По крайней мере, завещание было в полном порядке, хотя не так давно она подумала, что можно было бы оставить что-нибудь Уне. Поначалу она не очень-то полагалась на Уну О’Коннел. Мечтательная, довольно замкнутая. К тому же ей было трудно сдержать обиду на молодежь. На их цветущее здоровье. У нее было чувство, будто они снисходили до нее. Но у этой девушки были свои достоинства. Умелые руки. Добрая, чуть грустная улыбка. И в каком-то смысле она знала о запушенном раке почти столько же, сколько Брандо. Алек мог бы завтра позвонить адвокатам (приходилось соблюдать осторожность; она и помыслить не могла о пересудах). Потом, когда приедет Ларри, ей нужно будет обсудить с ними похороны, они ведь ничего в этом не смыслят. Похороны Стивена обошлись им почти в две тысячи фунтов, а с тех пор прошло уже двадцать лет. Теперь делают картонные гробы, которые разлагаются вместе с телом. Она даже читала где-то, что можно завещать свое тело на компост, вот забавно. Четыре части растительных отходов на одну часть человеческих. Мальчики сами распорядятся насчет дома. А что они будут делать с ее одеждой? Раздадут? Сожгут?

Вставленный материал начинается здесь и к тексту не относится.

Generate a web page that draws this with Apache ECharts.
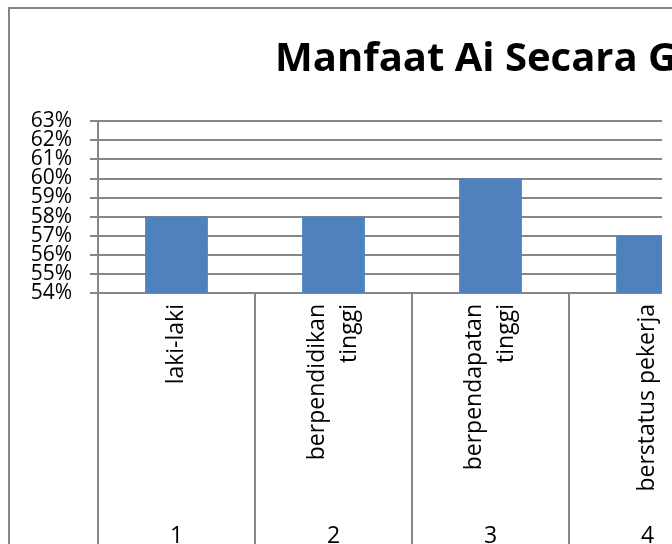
<!DOCTYPE html>
<html>
<head>
<meta charset="utf-8">
<script src="https://cdn.jsdelivr.net/npm/echarts@6/dist/echarts.min.js"></script>
<style>
  html, body { margin: 0; padding: 0; background: #fff; overflow: hidden; }
  #wrap { width: 672px; height: 544px; overflow: hidden; position: relative; }
  #chart { width: 740px; height: 544px; position: absolute; left: 0; top: 0; }
</style>
</head>
<body>
<div id="wrap"><div id="chart"></div></div>
<script>
// data
var categories = ["laki-laki", "berpendidikan\ntinggi", "berpendapatan\ntinggi", "berstatus pekerja"];
var groupLabels = ["1", "2", "3", "4"];
var values = [58, 58, 60, 57];
var yTicks = ["54%", "55%", "56%", "57%", "58%", "59%", "60%", "61%", "62%", "63%"];
var yMin = 54, yMax = 63, yStep = 1;

var gray = "#868686";
var font = "'Open Sans', sans-serif";

var myChart = echarts.init(document.getElementById("chart"));
var option = {
  animation: false,
  backgroundColor: "#fff",
  graphic: [
    {
      // chart border
      type: "rect",
      shape: { x: 9, y: 8, width: 900, height: 700 },
      style: { fill: null, stroke: gray, lineWidth: 2 }
    },
    {
      // plot area is cut off on the right in the original
      type: "rect",
      z: 100,
      shape: { x: 662, y: 112, width: 100, height: 184 },
      style: { fill: "#fff" }
    }
  ],
  title: {
    text: "Manfaat Ai Secara G",
    left: 275,
    top: 36,
    padding: 0,
    textStyle: { fontFamily: font, fontWeight: "bold", fontSize: 40, lineHeight: 48, color: "#000" }
  },
  grid: { left: 98, top: 121, width: 628, height: 172, containLabel: false, outerBoundsMode: "none" },
  xAxis: [
    {
      type: "category",
      data: categories,
      axisLine: { lineStyle: { color: gray, width: 2 } },
      axisTick: { show: true, alignWithLabel: false, length: 251, lineStyle: { color: gray, width: 2 } },
      axisLabel: {
        rotate: 90, margin: 11, interval: 0,
        fontFamily: font, fontSize: 23, lineHeight: 32, color: "#000"
      }
    },
    {
      type: "category",
      data: groupLabels,
      position: "bottom",
      axisLine: { show: false },
      axisTick: { show: false },
      axisLabel: { margin: 232, interval: 0, fontFamily: font, fontSize: 23, color: "#000" }
    }
  ],
  yAxis: [
    {
      type: "value",
      min: yMin, max: yMax, interval: yStep,
      axisLine: { show: true, lineStyle: { color: gray, width: 2 } },
      axisTick: { show: true, length: 8, lineStyle: { color: gray, width: 2 } },
      splitLine: { lineStyle: { color: gray, width: 2 } },
      axisLabel: { show: false }
    },
    {
      // tick labels, all of them shown even though they touch
      type: "category",
      data: yTicks,
      position: "left",
      boundaryGap: false,
      axisLine: { show: false },
      axisTick: { show: false },
      splitLine: { show: false },
      axisLabel: { interval: 0, margin: 26, fontFamily: font, fontSize: 21, color: "#000" }
    }
  ],
  series: [{
    type: "bar",
    data: values,
    barWidth: "40%",
    itemStyle: { color: "#4F81BD" }
  }]
};
myChart.setOption(option);
</script>
</body>
</html>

Напоследок оставались прощания (казавшиеся бесчисленными, хотя, конечно же, это было не так). Прощания с живыми и с мертвыми, потому что мертвые, те, кто нашел приют у нее в голове, в ее воспоминаниях, тоже уйдут вместе с ней. Больше всего ее угнетала неизвестность: как ей коротать дни, когда она станет совсем беспомощной, когда ее исхудавшее, изнуренное болезнью тело, которое когда-то Сэмюэль Пинедо находил таким привлекательным, превратится в живой труп. Так или иначе, она должна с этим справиться, и, соскальзывая обратно в пучину сна, она представила все свои последние мысли и поступки в виде вереницы солнечных механизмов, стеклянных колбочек, наподобие той, что была у Алека в детстве, с парусами из светочувствительной бумаги, надетыми на штырь, которые сворачивались под стеклом, когда на них падал солнечный свет.

«Je te souverai, — сказали они. — Je te souverai, maman». И она позволила себя успокоить.

9

Алек притушил фонарь и вошел в дом, чтобы позвонить в Америку. Телефон на кухне был самым дальним от спальни Алисы и вряд ли ее побеспокоит, а нужный ему номер из десяти цифр был написан прямо на потрескавшейся стене рядом с телефоном. Ниже был его собственный номер, а сверху — номер больницы и домашний номер Уны. Несколько секунд трубка шипела, словно он поднес к уху морскую раковину, потом пошли гудки. Он насчитал пятнадцать гудков и уже собирался повесить трубку, когда раздался запыхавшийся голос Кирсти.